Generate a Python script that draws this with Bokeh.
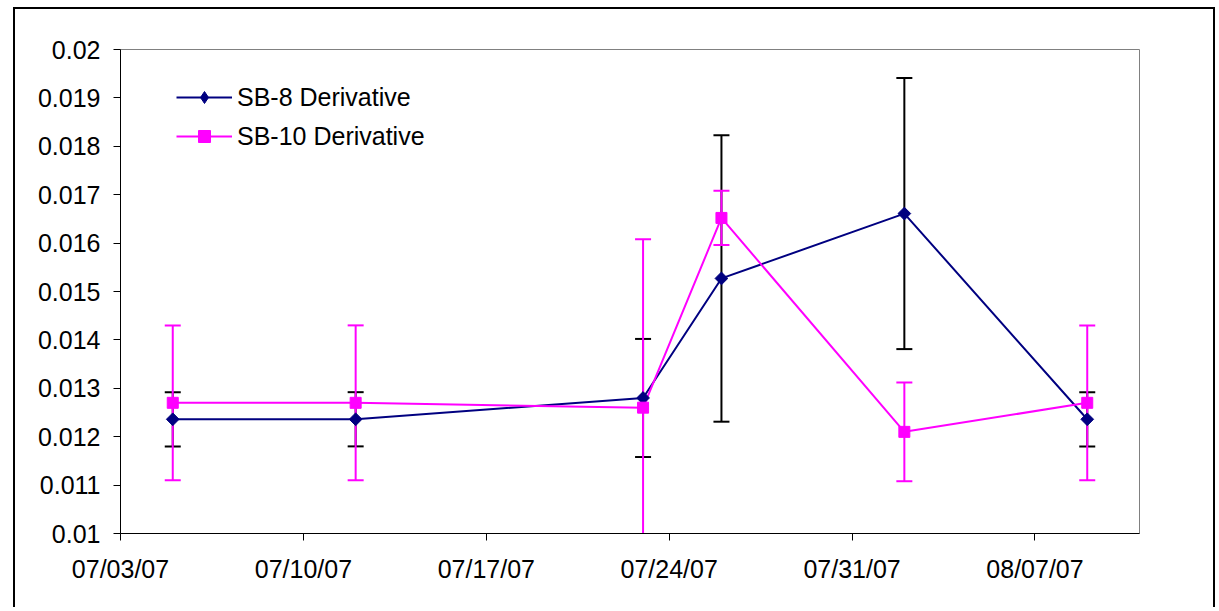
import numpy as np
import pandas as pd
from bokeh.plotting import figure
from bokeh.models import (Range1d, FixedTicker, DatetimeTickFormatter, CustomJSTickFormatter,
                          Legend, LegendItem, ColumnDataSource)
from bokeh.embed import file_html
from bokeh.resources import INLINE

# ---- data ----
dates = ["2007-07-05", "2007-07-12", "2007-07-23", "2007-07-26", "2007-08-02", "2007-08-09"]
sb8 = [0.01236, 0.01236, 0.01280, 0.01527, 0.01661, 0.01236]
sb8_err = [0.00056, 0.00056, 0.00122, 0.00296, 0.00280, 0.00056]
sb10 = [0.01270, 0.01270, 0.01260, 0.01652, 0.01210, 0.01270]
sb10_err = [0.00160, 0.00160, 0.00348, 0.00056, 0.00102, 0.00160]
series_names = ["SB-8 Derivative", "SB-10 Derivative"]
x_tick_dates = ["2007-07-03", "2007-07-10", "2007-07-17", "2007-07-24", "2007-07-31", "2007-08-07"]
x_start, x_end = "2007-07-03", "2007-08-11"
y_ticks = [0.010, 0.011, 0.012, 0.013, 0.014, 0.015, 0.016, 0.017, 0.018, 0.019, 0.020]
y_start, y_end = 0.01, 0.02

FONT = "Liberation Sans"
FSIZE = "25px"
NAVY = "#000080"
MAGENTA = "#FF00FF"

def to_ms(d):
    return (pd.Timestamp(d) - pd.Timestamp("1970-01-01")) // pd.Timedelta("1ms")

x = pd.to_datetime(dates)
src8 = ColumnDataSource(dict(x=x, y=sb8,
                             lo=np.array(sb8) - np.array(sb8_err),
                             hi=np.array(sb8) + np.array(sb8_err)))
src10 = ColumnDataSource(dict(x=x, y=sb10,
                              lo=np.array(sb10) - np.array(sb10_err),
                              hi=np.array(sb10) + np.array(sb10_err)))

# canvas placed at page (15, 9) inside a CSS border
OX, OY = 15, 9
W, H = 1202, 600
FL, FT, FR, FB = 120 - OX, 49 - OY, 1139 - OX, 533 - OY

p = figure(width=W, height=H, output_backend="svg", toolbar_location=None,
           x_axis_type="datetime",
           x_range=Range1d(pd.Timestamp(x_start), pd.Timestamp(x_end)),
           y_range=Range1d(y_start, y_end))
p.styles = {"margin-left": "13px", "margin-top": "7px",
            "border-left": "2px solid #000", "border-top": "2px solid #000",
            "border-right": "2px solid #000"}
p.min_border_left = FL
p.min_border_top = FT
p.min_border_right = W - FR
p.min_border_bottom = H - FB
p.background_fill_color = "white"
p.border_fill_color = "white"
p.outline_line_color = "#808080"
p.outline_line_width = 1
p.xgrid.visible = False
p.ygrid.visible = False

# axes
for ax in (p.xaxis[0], p.yaxis[0]):
    ax.axis_line_color = "black"
    ax.axis_line_width = 1
    ax.major_tick_in = 0
    ax.major_tick_out = 7
    ax.minor_tick_in = 0
    ax.minor_tick_out = 0
    ax.major_tick_line_color = "black"
    ax.major_label_text_font = FONT
    ax.major_label_text_font_size = FSIZE
    ax.major_label_text_color = "black"

p.xaxis.ticker = FixedTicker(ticks=[to_ms(d) for d in x_tick_dates])
fmt = "%m/%d/%y"
p.xaxis.formatter = DatetimeTickFormatter(milliseconds=fmt, seconds=fmt, minsec=fmt, minutes=fmt,
                                          hourmin=fmt, hours=fmt, days=fmt, months=fmt, years=fmt)
p.xaxis.major_label_standoff = 14
p.yaxis.ticker = FixedTicker(ticks=y_ticks)
p.yaxis.formatter = CustomJSTickFormatter(code="""
    let s = tick.toFixed(3);
    s = s.replace(/0+$/, '');
    return s;
""")
p.yaxis.major_label_standoff = 13

# error bars
p.segment(x0="x", y0="lo", x1="x", y1="hi", source=src8, line_color="black", line_width=2)
p.scatter("x", "hi", source=src8, marker="dash", size=16, line_color="black", line_width=2)
p.scatter("x", "lo", source=src8, marker="dash", size=16, line_color="black", line_width=2)

p.segment(x0="x", y0="lo", x1="x", y1="hi", source=src10, line_color=MAGENTA, line_width=2)
p.scatter("x", "hi", source=src10, marker="dash", size=16, line_color=MAGENTA, line_width=2)
p.scatter("x", "lo", source=src10, marker="dash", size=16, line_color=MAGENTA, line_width=2)

# series
l8 = p.line("x", "y", source=src8, line_color=NAVY, line_width=2)
l10 = p.line("x", "y", source=src10, line_color=MAGENTA, line_width=2)
# diamond glyph used for the legend (legend markers are drawn unrotated); hidden under the plot markers
leg_d = p.scatter("x", "y", source=src8, marker="diamond", size=8,
                  fill_color=NAVY, line_color=NAVY)
m8 = p.scatter("x", "y", source=src8, marker="square", angle=np.pi / 4, size=9,
               fill_color=NAVY, line_color=NAVY)
m10 = p.scatter("x", "y", source=src10, marker="square", size=11,
                fill_color=MAGENTA, line_color=MAGENTA)

legend = Legend(items=[LegendItem(label=series_names[0], renderers=[l8, leg_d]),
                       LegendItem(label=series_names[1], renderers=[l10, m10])],
                location=(56, (FB - FT) - 102))
legend.margin = 0
legend.padding = 0
legend.spacing = 9
legend.glyph_width = 56
legend.glyph_height = 30
legend.label_height = 30
legend.label_standoff = 5
legend.label_text_font = FONT
legend.label_text_font_size = FSIZE
legend.label_text_color = "black"
legend.label_text_baseline = "middle"
legend.background_fill_alpha = 0
legend.border_line_alpha = 0
p.add_layout(legend)

open("out.html", "w").write(file_html(p, INLINE))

+---+

Written task - In this exercise, set down all of the data exactly, without the pictures.

Finished task -
Generate a Python script that draws this with Bokeh.
import numpy as np
import pandas as pd
from bokeh.plotting import figure
from bokeh.models import (Range1d, FixedTicker, DatetimeTickFormatter, CustomJSTickFormatter,
                          Legend, LegendItem, ColumnDataSource)
from bokeh.embed import file_html
from bokeh.resources import INLINE

# ---- data ----
dates = ["2007-07-05", "2007-07-12", "2007-07-23", "2007-07-26", "2007-08-02", "2007-08-09"]
sb8 = [0.01236, 0.01236, 0.01280, 0.01527, 0.01661, 0.01236]
sb8_err = [0.00056, 0.00056, 0.00122, 0.00296, 0.00280, 0.00056]
sb10 = [0.01270, 0.01270, 0.01260, 0.01652, 0.01210, 0.01270]
sb10_err = [0.00160, 0.00160, 0.00348, 0.00056, 0.00102, 0.00160]
series_names = ["SB-8 Derivative", "SB-10 Derivative"]
x_tick_dates = ["2007-07-03", "2007-07-10", "2007-07-17", "2007-07-24", "2007-07-31", "2007-08-07"]
x_start, x_end = "2007-07-03", "2007-08-11"
y_ticks = [0.010, 0.011, 0.012, 0.013, 0.014, 0.015, 0.016, 0.017, 0.018, 0.019, 0.020]
y_start, y_end = 0.01, 0.02

FONT = "Liberation Sans"
FSIZE = "25px"
NAVY = "#000080"
MAGENTA = "#FF00FF"

def to_ms(d):
    return (pd.Timestamp(d) - pd.Timestamp("1970-01-01")) // pd.Timedelta("1ms")

x = pd.to_datetime(dates)
src8 = ColumnDataSource(dict(x=x, y=sb8,
                             lo=np.array(sb8) - np.array(sb8_err),
                             hi=np.array(sb8) + np.array(sb8_err)))
src10 = ColumnDataSource(dict(x=x, y=sb10,
                              lo=np.array(sb10) - np.array(sb10_err),
                              hi=np.array(sb10) + np.array(sb10_err)))

# canvas placed at page (15, 9) inside a CSS border
OX, OY = 15, 9
W, H = 1202, 600
FL, FT, FR, FB = 120 - OX, 49 - OY, 1139 - OX, 533 - OY

p = figure(width=W, height=H, output_backend="svg", toolbar_location=None,
           x_axis_type="datetime",
           x_range=Range1d(pd.Timestamp(x_start), pd.Timestamp(x_end)),
           y_range=Range1d(y_start, y_end))
p.styles = {"margin-left": "13px", "margin-top": "7px",
            "border-left": "2px solid #000", "border-top": "2px solid #000",
            "border-right": "2px solid #000"}
p.min_border_left = FL
p.min_border_top = FT
p.min_border_right = W - FR
p.min_border_bottom = H - FB
p.background_fill_color = "white"
p.border_fill_color = "white"
p.outline_line_color = "#808080"
p.outline_line_width = 1
p.xgrid.visible = False
p.ygrid.visible = False

# axes
for ax in (p.xaxis[0], p.yaxis[0]):
    ax.axis_line_color = "black"
    ax.axis_line_width = 1
    ax.major_tick_in = 0
    ax.major_tick_out = 7
    ax.minor_tick_in = 0
    ax.minor_tick_out = 0
    ax.major_tick_line_color = "black"
    ax.major_label_text_font = FONT
    ax.major_label_text_font_size = FSIZE
    ax.major_label_text_color = "black"

p.xaxis.ticker = FixedTicker(ticks=[to_ms(d) for d in x_tick_dates])
fmt = "%m/%d/%y"
p.xaxis.formatter = DatetimeTickFormatter(milliseconds=fmt, seconds=fmt, minsec=fmt, minutes=fmt,
                                          hourmin=fmt, hours=fmt, days=fmt, months=fmt, years=fmt)
p.xaxis.major_label_standoff = 14
p.yaxis.ticker = FixedTicker(ticks=y_ticks)
p.yaxis.formatter = CustomJSTickFormatter(code="""
    let s = tick.toFixed(3);
    s = s.replace(/0+$/, '');
    return s;
""")
p.yaxis.major_label_standoff = 13

# error bars
p.segment(x0="x", y0="lo", x1="x", y1="hi", source=src8, line_color="black", line_width=2)
p.scatter("x", "hi", source=src8, marker="dash", size=16, line_color="black", line_width=2)
p.scatter("x", "lo", source=src8, marker="dash", size=16, line_color="black", line_width=2)

p.segment(x0="x", y0="lo", x1="x", y1="hi", source=src10, line_color=MAGENTA, line_width=2)
p.scatter("x", "hi", source=src10, marker="dash", size=16, line_color=MAGENTA, line_width=2)
p.scatter("x", "lo", source=src10, marker="dash", size=16, line_color=MAGENTA, line_width=2)

# series
l8 = p.line("x", "y", source=src8, line_color=NAVY, line_width=2)
l10 = p.line("x", "y", source=src10, line_color=MAGENTA, line_width=2)
# diamond glyph used for the legend (legend markers are drawn unrotated); hidden under the plot markers
leg_d = p.scatter("x", "y", source=src8, marker="diamond", size=8,
                  fill_color=NAVY, line_color=NAVY)
m8 = p.scatter("x", "y", source=src8, marker="square", angle=np.pi / 4, size=9,
               fill_color=NAVY, line_color=NAVY)
m10 = p.scatter("x", "y", source=src10, marker="square", size=11,
                fill_color=MAGENTA, line_color=MAGENTA)

legend = Legend(items=[LegendItem(label=series_names[0], renderers=[l8, leg_d]),
                       LegendItem(label=series_names[1], renderers=[l10, m10])],
                location=(56, (FB - FT) - 102))
legend.margin = 0
legend.padding = 0
legend.spacing = 9
legend.glyph_width = 56
legend.glyph_height = 30
legend.label_height = 30
legend.label_standoff = 5
legend.label_text_font = FONT
legend.label_text_font_size = FSIZE
legend.label_text_color = "black"
legend.label_text_baseline = "middle"
legend.background_fill_alpha = 0
legend.border_line_alpha = 0
p.add_layout(legend)

open("out.html", "w").write(file_html(p, INLINE))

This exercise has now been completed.